WORK TO BE COMPLETED: Repeat the material exactly from its first line to the line that includes "pyr_ct_err = [49.5, 69.0, 66.2, 40.2]". Skip pictures.
===== GIVEN MATERIAL =====
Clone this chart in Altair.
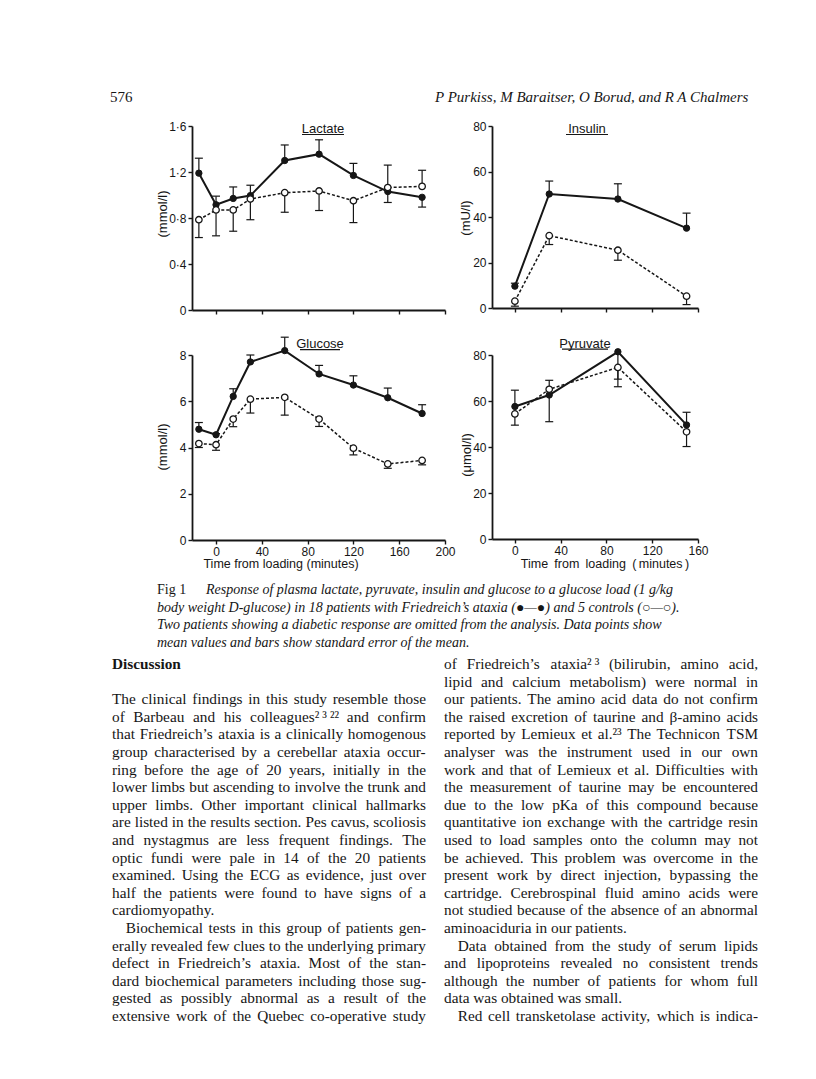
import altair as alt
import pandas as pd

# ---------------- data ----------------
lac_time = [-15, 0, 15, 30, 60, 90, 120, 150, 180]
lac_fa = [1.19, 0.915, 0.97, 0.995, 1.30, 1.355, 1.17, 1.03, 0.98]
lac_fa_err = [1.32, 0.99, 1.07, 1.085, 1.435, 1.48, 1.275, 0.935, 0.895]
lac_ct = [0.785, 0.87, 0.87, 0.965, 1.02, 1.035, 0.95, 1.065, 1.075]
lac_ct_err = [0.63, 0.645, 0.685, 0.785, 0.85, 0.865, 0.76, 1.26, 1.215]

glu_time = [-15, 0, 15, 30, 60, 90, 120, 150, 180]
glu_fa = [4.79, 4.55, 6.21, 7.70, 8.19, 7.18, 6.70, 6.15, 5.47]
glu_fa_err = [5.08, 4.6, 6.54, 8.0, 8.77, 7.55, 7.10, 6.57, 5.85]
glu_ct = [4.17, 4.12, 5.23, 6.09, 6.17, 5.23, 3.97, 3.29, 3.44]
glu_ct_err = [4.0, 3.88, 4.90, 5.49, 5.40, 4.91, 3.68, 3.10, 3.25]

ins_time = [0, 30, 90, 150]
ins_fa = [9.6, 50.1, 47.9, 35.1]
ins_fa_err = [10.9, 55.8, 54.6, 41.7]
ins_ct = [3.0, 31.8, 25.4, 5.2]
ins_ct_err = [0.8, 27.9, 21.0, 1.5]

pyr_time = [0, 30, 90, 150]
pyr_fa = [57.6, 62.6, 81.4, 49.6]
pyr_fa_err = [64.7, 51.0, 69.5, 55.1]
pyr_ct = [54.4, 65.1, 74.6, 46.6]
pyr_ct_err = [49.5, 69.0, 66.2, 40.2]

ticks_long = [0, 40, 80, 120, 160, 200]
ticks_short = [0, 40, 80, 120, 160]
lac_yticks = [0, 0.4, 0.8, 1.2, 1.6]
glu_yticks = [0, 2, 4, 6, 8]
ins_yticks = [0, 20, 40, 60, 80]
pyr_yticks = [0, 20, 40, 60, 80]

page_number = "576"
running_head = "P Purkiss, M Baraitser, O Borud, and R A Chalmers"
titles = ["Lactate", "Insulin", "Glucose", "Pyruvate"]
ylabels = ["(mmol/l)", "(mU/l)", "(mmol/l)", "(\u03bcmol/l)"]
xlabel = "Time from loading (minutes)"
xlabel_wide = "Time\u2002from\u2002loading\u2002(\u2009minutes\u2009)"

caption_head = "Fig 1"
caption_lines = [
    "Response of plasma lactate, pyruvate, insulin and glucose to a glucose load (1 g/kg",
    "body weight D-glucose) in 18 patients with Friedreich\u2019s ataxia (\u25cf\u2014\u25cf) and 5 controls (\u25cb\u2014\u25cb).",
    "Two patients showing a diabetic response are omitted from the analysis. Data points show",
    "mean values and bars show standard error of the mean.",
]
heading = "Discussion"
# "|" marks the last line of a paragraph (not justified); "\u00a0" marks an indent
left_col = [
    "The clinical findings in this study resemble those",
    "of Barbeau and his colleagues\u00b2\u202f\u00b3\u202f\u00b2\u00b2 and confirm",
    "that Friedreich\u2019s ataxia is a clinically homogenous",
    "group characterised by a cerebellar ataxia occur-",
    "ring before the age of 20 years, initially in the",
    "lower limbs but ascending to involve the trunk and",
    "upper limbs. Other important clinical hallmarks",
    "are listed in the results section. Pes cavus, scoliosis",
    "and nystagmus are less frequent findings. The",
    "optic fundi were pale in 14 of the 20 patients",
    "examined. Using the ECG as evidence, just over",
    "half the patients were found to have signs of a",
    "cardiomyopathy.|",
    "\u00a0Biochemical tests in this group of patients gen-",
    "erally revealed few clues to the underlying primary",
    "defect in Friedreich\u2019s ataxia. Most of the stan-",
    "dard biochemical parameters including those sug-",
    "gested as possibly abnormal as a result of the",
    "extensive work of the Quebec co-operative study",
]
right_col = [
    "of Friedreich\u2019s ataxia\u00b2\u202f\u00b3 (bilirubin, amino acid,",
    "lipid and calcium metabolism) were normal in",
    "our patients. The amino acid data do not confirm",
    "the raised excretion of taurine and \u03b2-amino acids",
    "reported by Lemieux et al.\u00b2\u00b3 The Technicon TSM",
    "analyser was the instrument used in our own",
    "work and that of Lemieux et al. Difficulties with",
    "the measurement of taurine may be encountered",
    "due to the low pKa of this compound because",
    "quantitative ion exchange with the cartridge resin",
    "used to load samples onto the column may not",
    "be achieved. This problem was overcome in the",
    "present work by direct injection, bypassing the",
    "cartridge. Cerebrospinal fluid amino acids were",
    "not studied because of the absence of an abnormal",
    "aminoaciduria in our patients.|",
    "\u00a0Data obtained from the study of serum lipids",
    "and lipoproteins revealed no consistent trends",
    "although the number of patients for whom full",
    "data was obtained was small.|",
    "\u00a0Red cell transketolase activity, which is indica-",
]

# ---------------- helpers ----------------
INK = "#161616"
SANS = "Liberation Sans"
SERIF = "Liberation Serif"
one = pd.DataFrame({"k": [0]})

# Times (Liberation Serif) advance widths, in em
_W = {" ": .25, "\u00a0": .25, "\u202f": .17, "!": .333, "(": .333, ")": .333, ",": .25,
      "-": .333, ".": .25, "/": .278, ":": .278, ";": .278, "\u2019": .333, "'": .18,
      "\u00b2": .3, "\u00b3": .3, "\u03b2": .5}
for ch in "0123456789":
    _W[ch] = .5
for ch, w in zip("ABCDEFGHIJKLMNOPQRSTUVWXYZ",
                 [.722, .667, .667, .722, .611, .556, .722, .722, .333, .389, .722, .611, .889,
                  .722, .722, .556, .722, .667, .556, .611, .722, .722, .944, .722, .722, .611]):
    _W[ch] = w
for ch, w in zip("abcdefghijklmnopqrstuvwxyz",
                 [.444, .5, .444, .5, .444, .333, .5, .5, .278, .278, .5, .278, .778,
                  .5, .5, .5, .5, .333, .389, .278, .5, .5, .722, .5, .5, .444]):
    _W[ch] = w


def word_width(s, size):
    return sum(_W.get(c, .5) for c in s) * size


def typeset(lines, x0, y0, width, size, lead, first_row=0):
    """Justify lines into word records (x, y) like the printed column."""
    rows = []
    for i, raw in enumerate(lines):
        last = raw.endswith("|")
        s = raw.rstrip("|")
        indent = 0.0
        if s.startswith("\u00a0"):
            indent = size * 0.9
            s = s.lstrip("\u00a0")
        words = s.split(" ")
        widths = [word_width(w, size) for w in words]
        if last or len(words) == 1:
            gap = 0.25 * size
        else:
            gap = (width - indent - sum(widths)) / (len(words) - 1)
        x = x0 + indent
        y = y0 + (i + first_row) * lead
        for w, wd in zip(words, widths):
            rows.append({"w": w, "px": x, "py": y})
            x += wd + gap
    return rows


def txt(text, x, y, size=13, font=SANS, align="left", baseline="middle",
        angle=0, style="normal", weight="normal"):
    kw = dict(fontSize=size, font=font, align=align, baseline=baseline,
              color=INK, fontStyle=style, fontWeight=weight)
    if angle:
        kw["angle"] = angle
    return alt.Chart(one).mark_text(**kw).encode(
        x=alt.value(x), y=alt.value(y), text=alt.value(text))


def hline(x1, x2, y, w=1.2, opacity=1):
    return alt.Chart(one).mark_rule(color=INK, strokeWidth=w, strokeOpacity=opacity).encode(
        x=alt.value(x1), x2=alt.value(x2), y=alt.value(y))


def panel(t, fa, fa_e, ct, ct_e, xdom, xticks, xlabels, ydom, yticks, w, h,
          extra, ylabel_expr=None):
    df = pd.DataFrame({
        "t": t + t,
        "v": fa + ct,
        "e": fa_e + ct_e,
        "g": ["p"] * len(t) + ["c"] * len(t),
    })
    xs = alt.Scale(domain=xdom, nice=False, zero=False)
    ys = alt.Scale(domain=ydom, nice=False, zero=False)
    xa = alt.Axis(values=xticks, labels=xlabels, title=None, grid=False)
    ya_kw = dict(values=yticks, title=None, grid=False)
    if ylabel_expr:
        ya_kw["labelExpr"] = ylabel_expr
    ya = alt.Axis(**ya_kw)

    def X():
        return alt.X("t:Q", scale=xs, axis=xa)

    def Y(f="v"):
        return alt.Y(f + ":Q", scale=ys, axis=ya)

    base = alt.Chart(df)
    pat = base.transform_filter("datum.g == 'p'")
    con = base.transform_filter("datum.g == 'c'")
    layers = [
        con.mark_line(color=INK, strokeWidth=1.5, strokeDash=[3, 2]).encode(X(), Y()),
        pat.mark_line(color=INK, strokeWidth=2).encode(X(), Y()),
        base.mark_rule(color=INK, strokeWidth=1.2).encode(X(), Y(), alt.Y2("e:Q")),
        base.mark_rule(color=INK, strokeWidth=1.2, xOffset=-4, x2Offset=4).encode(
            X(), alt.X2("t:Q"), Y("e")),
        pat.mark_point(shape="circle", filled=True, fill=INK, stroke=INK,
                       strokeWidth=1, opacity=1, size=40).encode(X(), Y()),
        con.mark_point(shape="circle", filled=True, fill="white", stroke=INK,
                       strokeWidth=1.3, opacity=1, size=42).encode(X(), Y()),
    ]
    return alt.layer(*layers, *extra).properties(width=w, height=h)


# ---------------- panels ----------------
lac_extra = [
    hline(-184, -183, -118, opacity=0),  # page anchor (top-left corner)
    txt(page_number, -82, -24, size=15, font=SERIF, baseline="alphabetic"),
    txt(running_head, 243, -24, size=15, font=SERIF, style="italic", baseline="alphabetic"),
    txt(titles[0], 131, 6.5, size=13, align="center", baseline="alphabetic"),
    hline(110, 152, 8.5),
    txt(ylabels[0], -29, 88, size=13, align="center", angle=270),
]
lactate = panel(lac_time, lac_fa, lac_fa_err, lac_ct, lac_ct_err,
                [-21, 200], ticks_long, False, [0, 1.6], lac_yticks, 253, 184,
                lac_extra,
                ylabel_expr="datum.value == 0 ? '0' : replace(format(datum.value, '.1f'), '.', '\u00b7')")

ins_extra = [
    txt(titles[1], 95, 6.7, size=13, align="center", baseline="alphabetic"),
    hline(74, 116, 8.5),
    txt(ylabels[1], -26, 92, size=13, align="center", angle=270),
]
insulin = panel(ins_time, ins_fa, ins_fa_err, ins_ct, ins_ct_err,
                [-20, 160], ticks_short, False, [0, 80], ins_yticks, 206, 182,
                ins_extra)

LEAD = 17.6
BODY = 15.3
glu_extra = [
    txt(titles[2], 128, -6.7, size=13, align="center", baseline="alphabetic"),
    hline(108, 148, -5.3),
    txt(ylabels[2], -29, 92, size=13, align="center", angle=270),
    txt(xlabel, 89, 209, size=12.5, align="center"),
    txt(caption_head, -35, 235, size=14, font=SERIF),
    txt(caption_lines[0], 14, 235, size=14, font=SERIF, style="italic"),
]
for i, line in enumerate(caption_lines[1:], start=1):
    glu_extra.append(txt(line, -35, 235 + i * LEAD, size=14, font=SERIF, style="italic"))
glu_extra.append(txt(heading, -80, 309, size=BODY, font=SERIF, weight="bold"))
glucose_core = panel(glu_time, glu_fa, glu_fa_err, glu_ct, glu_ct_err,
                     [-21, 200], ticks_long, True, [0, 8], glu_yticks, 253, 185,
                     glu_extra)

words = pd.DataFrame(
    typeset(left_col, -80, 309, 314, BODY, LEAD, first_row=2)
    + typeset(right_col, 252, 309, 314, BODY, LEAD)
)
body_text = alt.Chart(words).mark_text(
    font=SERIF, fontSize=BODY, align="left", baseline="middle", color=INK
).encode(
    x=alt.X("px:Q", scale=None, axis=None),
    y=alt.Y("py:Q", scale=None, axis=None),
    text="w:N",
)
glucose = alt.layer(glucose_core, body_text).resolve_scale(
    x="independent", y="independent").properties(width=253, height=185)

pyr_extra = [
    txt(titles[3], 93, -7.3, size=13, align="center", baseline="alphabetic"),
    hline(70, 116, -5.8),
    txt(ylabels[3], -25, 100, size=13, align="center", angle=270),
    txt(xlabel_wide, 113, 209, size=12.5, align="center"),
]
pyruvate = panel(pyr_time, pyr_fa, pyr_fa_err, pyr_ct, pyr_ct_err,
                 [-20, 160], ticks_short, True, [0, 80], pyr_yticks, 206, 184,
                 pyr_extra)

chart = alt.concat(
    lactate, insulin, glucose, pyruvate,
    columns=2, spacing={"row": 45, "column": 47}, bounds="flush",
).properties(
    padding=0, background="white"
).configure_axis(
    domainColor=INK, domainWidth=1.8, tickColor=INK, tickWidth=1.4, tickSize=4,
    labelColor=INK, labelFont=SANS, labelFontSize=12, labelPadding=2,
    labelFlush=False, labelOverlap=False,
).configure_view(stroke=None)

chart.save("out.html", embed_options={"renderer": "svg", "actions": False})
=====
FULL ANSWER:
Clone this chart in Altair.
import altair as alt
import pandas as pd

# ---------------- data ----------------
lac_time = [-15, 0, 15, 30, 60, 90, 120, 150, 180]
lac_fa = [1.19, 0.915, 0.97, 0.995, 1.30, 1.355, 1.17, 1.03, 0.98]
lac_fa_err = [1.32, 0.99, 1.07, 1.085, 1.435, 1.48, 1.275, 0.935, 0.895]
lac_ct = [0.785, 0.87, 0.87, 0.965, 1.02, 1.035, 0.95, 1.065, 1.075]
lac_ct_err = [0.63, 0.645, 0.685, 0.785, 0.85, 0.865, 0.76, 1.26, 1.215]

glu_time = [-15, 0, 15, 30, 60, 90, 120, 150, 180]
glu_fa = [4.79, 4.55, 6.21, 7.70, 8.19, 7.18, 6.70, 6.15, 5.47]
glu_fa_err = [5.08, 4.6, 6.54, 8.0, 8.77, 7.55, 7.10, 6.57, 5.85]
glu_ct = [4.17, 4.12, 5.23, 6.09, 6.17, 5.23, 3.97, 3.29, 3.44]
glu_ct_err = [4.0, 3.88, 4.90, 5.49, 5.40, 4.91, 3.68, 3.10, 3.25]

ins_time = [0, 30, 90, 150]
ins_fa = [9.6, 50.1, 47.9, 35.1]
ins_fa_err = [10.9, 55.8, 54.6, 41.7]
ins_ct = [3.0, 31.8, 25.4, 5.2]
ins_ct_err = [0.8, 27.9, 21.0, 1.5]

pyr_time = [0, 30, 90, 150]
pyr_fa = [57.6, 62.6, 81.4, 49.6]
pyr_fa_err = [64.7, 51.0, 69.5, 55.1]
pyr_ct = [54.4, 65.1, 74.6, 46.6]
pyr_ct_err = [49.5, 69.0, 66.2, 40.2]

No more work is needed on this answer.